WHAT THE TASK REQUIRES: Copy each line of the data below exactly, leaving out pictures.

[Begin]

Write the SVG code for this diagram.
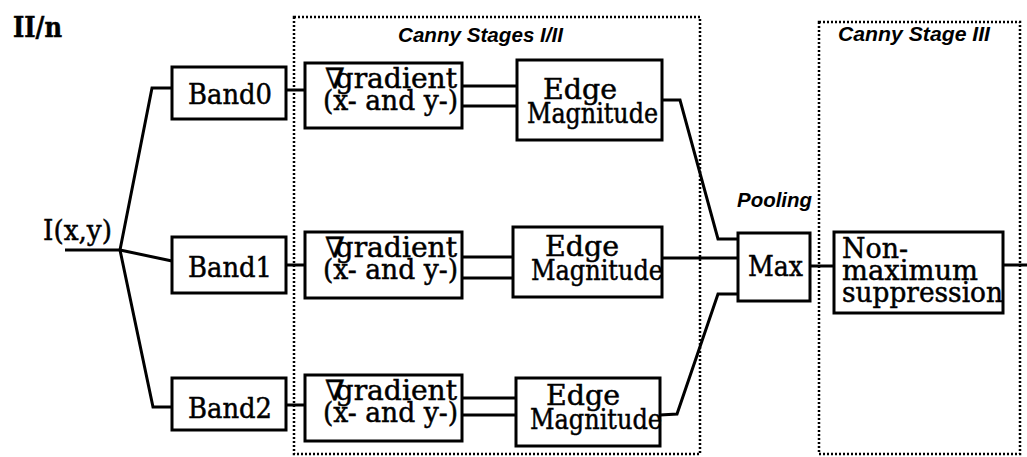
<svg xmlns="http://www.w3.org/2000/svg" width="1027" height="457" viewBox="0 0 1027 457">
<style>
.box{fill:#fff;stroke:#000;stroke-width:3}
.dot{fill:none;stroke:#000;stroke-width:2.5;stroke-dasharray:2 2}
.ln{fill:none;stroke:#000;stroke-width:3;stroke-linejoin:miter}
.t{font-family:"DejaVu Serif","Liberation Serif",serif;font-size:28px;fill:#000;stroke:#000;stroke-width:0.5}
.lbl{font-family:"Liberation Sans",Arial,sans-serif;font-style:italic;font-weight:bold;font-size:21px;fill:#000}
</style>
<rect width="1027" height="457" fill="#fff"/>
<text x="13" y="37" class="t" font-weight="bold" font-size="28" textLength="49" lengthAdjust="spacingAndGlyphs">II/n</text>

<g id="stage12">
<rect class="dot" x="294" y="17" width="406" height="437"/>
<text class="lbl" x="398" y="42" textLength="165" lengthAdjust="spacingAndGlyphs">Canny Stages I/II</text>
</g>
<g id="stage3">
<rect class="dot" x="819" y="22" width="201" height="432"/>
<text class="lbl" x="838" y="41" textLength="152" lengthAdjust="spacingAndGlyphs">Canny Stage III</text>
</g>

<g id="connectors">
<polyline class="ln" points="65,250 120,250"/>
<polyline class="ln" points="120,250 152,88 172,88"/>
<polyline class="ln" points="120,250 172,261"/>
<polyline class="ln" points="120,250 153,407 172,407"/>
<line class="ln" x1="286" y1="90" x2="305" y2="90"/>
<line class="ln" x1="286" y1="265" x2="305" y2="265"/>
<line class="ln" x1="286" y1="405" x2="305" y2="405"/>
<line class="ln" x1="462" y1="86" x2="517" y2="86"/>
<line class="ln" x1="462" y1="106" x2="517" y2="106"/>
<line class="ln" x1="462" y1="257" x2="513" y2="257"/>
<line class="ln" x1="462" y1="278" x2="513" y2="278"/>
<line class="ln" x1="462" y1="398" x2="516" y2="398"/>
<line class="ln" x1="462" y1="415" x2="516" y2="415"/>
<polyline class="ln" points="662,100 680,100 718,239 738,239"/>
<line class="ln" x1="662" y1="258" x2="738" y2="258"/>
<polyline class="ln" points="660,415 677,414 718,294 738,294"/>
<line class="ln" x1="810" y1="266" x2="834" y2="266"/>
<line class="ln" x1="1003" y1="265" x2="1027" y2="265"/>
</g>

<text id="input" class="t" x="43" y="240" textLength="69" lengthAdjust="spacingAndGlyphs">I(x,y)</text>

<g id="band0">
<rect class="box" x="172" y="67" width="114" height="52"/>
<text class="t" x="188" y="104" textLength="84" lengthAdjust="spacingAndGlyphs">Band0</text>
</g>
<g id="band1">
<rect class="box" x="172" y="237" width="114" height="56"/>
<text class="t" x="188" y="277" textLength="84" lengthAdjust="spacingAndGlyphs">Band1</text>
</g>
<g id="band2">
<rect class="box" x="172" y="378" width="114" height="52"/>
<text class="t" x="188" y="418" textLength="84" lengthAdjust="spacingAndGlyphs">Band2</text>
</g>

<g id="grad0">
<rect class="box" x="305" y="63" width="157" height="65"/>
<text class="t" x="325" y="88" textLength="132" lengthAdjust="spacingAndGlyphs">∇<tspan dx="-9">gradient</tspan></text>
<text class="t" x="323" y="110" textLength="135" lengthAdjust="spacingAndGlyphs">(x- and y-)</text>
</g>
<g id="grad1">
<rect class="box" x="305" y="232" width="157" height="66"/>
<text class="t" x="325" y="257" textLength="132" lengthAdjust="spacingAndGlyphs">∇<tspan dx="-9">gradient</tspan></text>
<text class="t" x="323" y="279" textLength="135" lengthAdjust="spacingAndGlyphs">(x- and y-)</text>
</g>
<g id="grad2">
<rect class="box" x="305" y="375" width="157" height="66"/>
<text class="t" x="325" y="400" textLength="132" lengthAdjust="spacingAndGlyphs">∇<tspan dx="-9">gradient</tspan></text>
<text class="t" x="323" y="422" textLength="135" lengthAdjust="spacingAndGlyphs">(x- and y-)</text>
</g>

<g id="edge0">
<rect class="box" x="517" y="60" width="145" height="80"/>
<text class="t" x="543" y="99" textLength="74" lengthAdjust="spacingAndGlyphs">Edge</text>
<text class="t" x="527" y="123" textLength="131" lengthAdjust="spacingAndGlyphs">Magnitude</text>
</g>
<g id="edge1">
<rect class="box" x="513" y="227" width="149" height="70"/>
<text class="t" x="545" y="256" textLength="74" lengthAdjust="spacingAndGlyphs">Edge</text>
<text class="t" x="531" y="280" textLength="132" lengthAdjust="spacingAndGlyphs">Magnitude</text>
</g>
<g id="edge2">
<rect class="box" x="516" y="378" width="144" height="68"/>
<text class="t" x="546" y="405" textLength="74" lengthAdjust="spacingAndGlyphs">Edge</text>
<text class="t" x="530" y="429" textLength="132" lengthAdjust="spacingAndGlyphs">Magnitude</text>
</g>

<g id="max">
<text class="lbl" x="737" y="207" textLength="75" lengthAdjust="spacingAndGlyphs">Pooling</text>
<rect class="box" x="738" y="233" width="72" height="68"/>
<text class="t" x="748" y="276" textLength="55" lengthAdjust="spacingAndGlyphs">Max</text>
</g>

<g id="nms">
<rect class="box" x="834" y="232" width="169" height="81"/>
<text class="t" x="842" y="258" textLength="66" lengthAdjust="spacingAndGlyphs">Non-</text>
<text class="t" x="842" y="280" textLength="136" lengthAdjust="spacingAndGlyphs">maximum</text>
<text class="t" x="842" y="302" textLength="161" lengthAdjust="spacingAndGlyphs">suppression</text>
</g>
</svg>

[End]

RESULT OF THIS TASK:
Write the SVG code for this diagram.
<svg xmlns="http://www.w3.org/2000/svg" width="1027" height="457" viewBox="0 0 1027 457">
<style>
.box{fill:#fff;stroke:#000;stroke-width:3}
.dot{fill:none;stroke:#000;stroke-width:2.5;stroke-dasharray:2 2}
.ln{fill:none;stroke:#000;stroke-width:3;stroke-linejoin:miter}
.t{font-family:"DejaVu Serif","Liberation Serif",serif;font-size:28px;fill:#000;stroke:#000;stroke-width:0.5}
.lbl{font-family:"Liberation Sans",Arial,sans-serif;font-style:italic;font-weight:bold;font-size:21px;fill:#000}
</style>
<rect width="1027" height="457" fill="#fff"/>
<text x="13" y="37" class="t" font-weight="bold" font-size="28" textLength="49" lengthAdjust="spacingAndGlyphs">II/n</text>

<g id="stage12">
<rect class="dot" x="294" y="17" width="406" height="437"/>
<text class="lbl" x="398" y="42" textLength="165" lengthAdjust="spacingAndGlyphs">Canny Stages I/II</text>
</g>
<g id="stage3">
<rect class="dot" x="819" y="22" width="201" height="432"/>
<text class="lbl" x="838" y="41" textLength="152" lengthAdjust="spacingAndGlyphs">Canny Stage III</text>
</g>

<g id="connectors">
<polyline class="ln" points="65,250 120,250"/>
<polyline class="ln" points="120,250 152,88 172,88"/>
<polyline class="ln" points="120,250 172,261"/>
<polyline class="ln" points="120,250 153,407 172,407"/>
<line class="ln" x1="286" y1="90" x2="305" y2="90"/>
<line class="ln" x1="286" y1="265" x2="305" y2="265"/>
<line class="ln" x1="286" y1="405" x2="305" y2="405"/>
<line class="ln" x1="462" y1="86" x2="517" y2="86"/>
<line class="ln" x1="462" y1="106" x2="517" y2="106"/>
<line class="ln" x1="462" y1="257" x2="513" y2="257"/>
<line class="ln" x1="462" y1="278" x2="513" y2="278"/>
<line class="ln" x1="462" y1="398" x2="516" y2="398"/>
<line class="ln" x1="462" y1="415" x2="516" y2="415"/>
<polyline class="ln" points="662,100 680,100 718,239 738,239"/>
<line class="ln" x1="662" y1="258" x2="738" y2="258"/>
<polyline class="ln" points="660,415 677,414 718,294 738,294"/>
<line class="ln" x1="810" y1="266" x2="834" y2="266"/>
<line class="ln" x1="1003" y1="265" x2="1027" y2="265"/>
</g>

<text id="input" class="t" x="43" y="240" textLength="69" lengthAdjust="spacingAndGlyphs">I(x,y)</text>

<g id="band0">
<rect class="box" x="172" y="67" width="114" height="52"/>
<text class="t" x="188" y="104" textLength="84" lengthAdjust="spacingAndGlyphs">Band0</text>
</g>
<g id="band1">
<rect class="box" x="172" y="237" width="114" height="56"/>
<text class="t" x="188" y="277" textLength="84" lengthAdjust="spacingAndGlyphs">Band1</text>
</g>
<g id="band2">
<rect class="box" x="172" y="378" width="114" height="52"/>
<text class="t" x="188" y="418" textLength="84" lengthAdjust="spacingAndGlyphs">Band2</text>
</g>

<g id="grad0">
<rect class="box" x="305" y="63" width="157" height="65"/>
<text class="t" x="325" y="88" textLength="132" lengthAdjust="spacingAndGlyphs">∇<tspan dx="-9">gradient</tspan></text>
<text class="t" x="323" y="110" textLength="135" lengthAdjust="spacingAndGlyphs">(x- and y-)</text>
</g>
<g id="grad1">
<rect class="box" x="305" y="232" width="157" height="66"/>
<text class="t" x="325" y="257" textLength="132" lengthAdjust="spacingAndGlyphs">∇<tspan dx="-9">gradient</tspan></text>
<text class="t" x="323" y="279" textLength="135" lengthAdjust="spacingAndGlyphs">(x- and y-)</text>
</g>
<g id="grad2">
<rect class="box" x="305" y="375" width="157" height="66"/>
<text class="t" x="325" y="400" textLength="132" lengthAdjust="spacingAndGlyphs">∇<tspan dx="-9">gradient</tspan></text>
<text class="t" x="323" y="422" textLength="135" lengthAdjust="spacingAndGlyphs">(x- and y-)</text>
</g>

<g id="edge0">
<rect class="box" x="517" y="60" width="145" height="80"/>
<text class="t" x="543" y="99" textLength="74" lengthAdjust="spacingAndGlyphs">Edge</text>
<text class="t" x="527" y="123" textLength="131" lengthAdjust="spacingAndGlyphs">Magnitude</text>
</g>
<g id="edge1">
<rect class="box" x="513" y="227" width="149" height="70"/>
<text class="t" x="545" y="256" textLength="74" lengthAdjust="spacingAndGlyphs">Edge</text>
<text class="t" x="531" y="280" textLength="132" lengthAdjust="spacingAndGlyphs">Magnitude</text>
</g>
<g id="edge2">
<rect class="box" x="516" y="378" width="144" height="68"/>
<text class="t" x="546" y="405" textLength="74" lengthAdjust="spacingAndGlyphs">Edge</text>
<text class="t" x="530" y="429" textLength="132" lengthAdjust="spacingAndGlyphs">Magnitude</text>
</g>

<g id="max">
<text class="lbl" x="737" y="207" textLength="75" lengthAdjust="spacingAndGlyphs">Pooling</text>
<rect class="box" x="738" y="233" width="72" height="68"/>
<text class="t" x="748" y="276" textLength="55" lengthAdjust="spacingAndGlyphs">Max</text>
</g>

<g id="nms">
<rect class="box" x="834" y="232" width="169" height="81"/>
<text class="t" x="842" y="258" textLength="66" lengthAdjust="spacingAndGlyphs">Non-</text>
<text class="t" x="842" y="280" textLength="136" lengthAdjust="spacingAndGlyphs">maximum</text>
<text class="t" x="842" y="302" textLength="161" lengthAdjust="spacingAndGlyphs">suppression</text>
</g>
</svg>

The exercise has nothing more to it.